Aim of the task: Pictures in the entries below are to be left out; otherwise, reproduce exactly the lines from the first through the line containing "import seaborn as sns".

Stored items:
↓↓↓

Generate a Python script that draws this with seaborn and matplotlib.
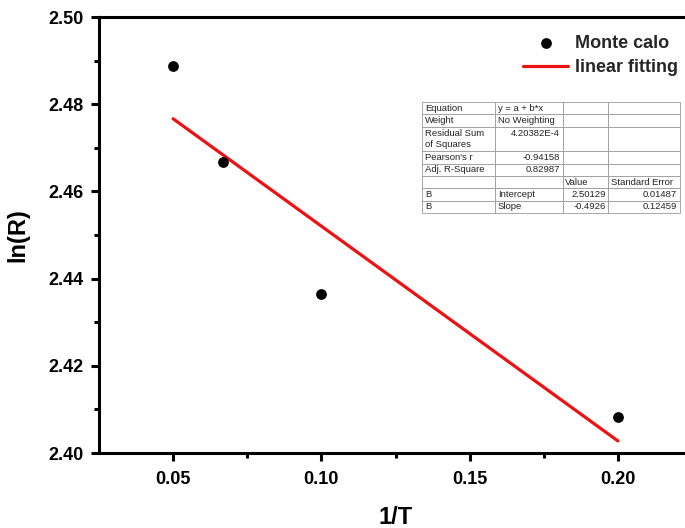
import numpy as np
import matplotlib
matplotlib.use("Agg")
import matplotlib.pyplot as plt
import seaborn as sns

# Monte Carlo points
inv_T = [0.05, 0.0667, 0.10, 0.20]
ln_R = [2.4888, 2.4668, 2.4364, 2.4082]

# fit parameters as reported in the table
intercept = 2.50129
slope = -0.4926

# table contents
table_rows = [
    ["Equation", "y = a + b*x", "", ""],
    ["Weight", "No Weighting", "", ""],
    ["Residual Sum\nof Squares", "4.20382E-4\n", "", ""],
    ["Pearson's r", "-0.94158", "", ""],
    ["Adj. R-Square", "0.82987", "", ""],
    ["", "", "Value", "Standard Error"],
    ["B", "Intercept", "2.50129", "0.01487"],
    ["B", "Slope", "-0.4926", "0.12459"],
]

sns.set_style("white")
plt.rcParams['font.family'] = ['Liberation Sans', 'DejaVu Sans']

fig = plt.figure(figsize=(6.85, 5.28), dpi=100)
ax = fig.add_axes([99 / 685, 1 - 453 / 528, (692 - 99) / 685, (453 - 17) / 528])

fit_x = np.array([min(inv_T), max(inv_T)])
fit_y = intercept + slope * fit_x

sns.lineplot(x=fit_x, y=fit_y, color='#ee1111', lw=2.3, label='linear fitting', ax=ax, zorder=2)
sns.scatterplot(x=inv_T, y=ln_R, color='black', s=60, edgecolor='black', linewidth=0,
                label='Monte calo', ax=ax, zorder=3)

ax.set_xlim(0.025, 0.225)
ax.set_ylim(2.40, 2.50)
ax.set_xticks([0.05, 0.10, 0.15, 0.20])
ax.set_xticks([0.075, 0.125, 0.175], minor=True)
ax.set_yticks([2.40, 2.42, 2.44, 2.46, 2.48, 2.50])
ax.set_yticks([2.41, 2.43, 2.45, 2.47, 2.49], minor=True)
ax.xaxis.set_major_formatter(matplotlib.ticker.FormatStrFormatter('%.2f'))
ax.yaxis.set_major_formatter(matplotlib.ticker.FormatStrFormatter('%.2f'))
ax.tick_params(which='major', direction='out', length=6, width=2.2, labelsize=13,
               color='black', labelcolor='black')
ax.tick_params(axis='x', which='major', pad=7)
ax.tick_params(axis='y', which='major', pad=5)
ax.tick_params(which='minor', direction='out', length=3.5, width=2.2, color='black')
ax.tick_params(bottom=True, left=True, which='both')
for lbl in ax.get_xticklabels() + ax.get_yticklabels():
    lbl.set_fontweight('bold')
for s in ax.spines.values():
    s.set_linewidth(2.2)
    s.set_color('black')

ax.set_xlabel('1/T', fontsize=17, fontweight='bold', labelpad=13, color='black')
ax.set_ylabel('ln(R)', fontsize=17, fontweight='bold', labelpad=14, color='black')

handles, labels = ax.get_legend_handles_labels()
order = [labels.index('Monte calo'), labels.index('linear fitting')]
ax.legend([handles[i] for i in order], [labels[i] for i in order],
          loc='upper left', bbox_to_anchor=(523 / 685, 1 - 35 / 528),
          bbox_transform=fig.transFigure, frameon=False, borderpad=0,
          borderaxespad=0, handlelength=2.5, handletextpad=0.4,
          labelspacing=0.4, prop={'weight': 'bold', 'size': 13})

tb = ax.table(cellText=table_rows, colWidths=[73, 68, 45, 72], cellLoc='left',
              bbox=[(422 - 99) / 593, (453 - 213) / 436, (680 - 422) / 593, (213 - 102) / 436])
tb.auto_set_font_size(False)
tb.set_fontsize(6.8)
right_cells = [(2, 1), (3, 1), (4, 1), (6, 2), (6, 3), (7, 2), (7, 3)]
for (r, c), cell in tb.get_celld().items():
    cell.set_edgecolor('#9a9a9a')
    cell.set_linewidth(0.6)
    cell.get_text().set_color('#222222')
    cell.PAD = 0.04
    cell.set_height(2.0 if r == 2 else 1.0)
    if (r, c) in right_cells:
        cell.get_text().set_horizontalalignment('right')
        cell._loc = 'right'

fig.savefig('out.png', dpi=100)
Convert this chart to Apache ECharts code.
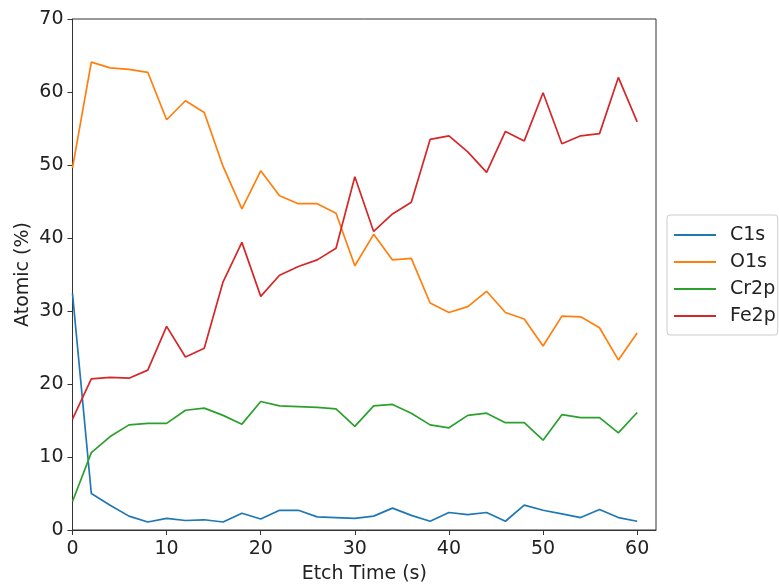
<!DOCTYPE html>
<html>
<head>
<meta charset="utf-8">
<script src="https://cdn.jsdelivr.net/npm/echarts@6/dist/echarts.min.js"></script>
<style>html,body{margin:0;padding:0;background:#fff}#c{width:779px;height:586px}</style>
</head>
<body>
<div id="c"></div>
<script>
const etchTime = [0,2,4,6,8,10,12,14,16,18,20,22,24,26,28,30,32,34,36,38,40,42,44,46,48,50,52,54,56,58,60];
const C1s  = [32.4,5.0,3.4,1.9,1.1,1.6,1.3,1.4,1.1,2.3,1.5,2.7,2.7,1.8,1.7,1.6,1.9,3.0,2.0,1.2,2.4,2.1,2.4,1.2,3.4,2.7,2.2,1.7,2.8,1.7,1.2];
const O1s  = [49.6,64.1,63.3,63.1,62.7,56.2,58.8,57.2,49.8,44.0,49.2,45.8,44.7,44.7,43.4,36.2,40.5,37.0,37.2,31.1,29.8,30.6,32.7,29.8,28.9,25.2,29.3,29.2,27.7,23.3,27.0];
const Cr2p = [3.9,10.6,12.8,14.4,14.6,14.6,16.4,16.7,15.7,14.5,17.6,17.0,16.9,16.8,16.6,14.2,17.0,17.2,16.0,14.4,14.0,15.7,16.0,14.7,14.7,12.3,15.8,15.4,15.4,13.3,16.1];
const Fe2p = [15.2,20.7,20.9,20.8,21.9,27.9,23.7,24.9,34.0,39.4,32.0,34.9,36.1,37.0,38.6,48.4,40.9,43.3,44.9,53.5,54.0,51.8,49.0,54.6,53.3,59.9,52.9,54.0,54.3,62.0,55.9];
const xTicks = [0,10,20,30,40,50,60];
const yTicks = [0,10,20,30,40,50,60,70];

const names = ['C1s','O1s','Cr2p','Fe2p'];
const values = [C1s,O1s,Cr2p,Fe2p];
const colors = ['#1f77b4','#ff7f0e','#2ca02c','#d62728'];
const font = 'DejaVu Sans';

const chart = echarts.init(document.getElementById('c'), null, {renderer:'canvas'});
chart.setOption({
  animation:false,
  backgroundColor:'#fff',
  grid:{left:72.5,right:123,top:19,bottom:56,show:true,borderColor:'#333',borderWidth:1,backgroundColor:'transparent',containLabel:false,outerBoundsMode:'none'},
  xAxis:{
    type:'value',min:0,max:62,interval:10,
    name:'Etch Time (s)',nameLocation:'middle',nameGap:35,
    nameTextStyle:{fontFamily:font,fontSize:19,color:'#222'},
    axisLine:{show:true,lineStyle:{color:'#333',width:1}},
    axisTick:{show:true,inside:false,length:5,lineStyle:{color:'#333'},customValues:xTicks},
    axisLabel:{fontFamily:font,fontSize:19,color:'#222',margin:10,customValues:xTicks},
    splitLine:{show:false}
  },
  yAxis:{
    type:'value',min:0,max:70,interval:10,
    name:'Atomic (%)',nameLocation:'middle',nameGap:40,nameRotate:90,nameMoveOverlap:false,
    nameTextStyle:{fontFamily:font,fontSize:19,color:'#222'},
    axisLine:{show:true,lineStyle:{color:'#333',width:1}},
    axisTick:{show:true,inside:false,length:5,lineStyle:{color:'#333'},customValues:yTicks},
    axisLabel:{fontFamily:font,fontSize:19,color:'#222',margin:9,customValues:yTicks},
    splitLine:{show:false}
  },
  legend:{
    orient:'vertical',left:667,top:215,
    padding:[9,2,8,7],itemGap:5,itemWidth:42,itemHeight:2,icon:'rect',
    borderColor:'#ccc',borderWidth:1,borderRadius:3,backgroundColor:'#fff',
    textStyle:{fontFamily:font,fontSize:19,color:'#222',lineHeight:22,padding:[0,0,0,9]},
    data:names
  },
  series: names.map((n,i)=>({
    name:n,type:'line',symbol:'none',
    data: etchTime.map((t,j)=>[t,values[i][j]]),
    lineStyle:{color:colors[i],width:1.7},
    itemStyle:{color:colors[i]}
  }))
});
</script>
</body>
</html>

↑↑↑

Reply to the task:
Generate a Python script that draws this with seaborn and matplotlib.
import numpy as np
import matplotlib
matplotlib.use("Agg")
import matplotlib.pyplot as plt
import seaborn as sns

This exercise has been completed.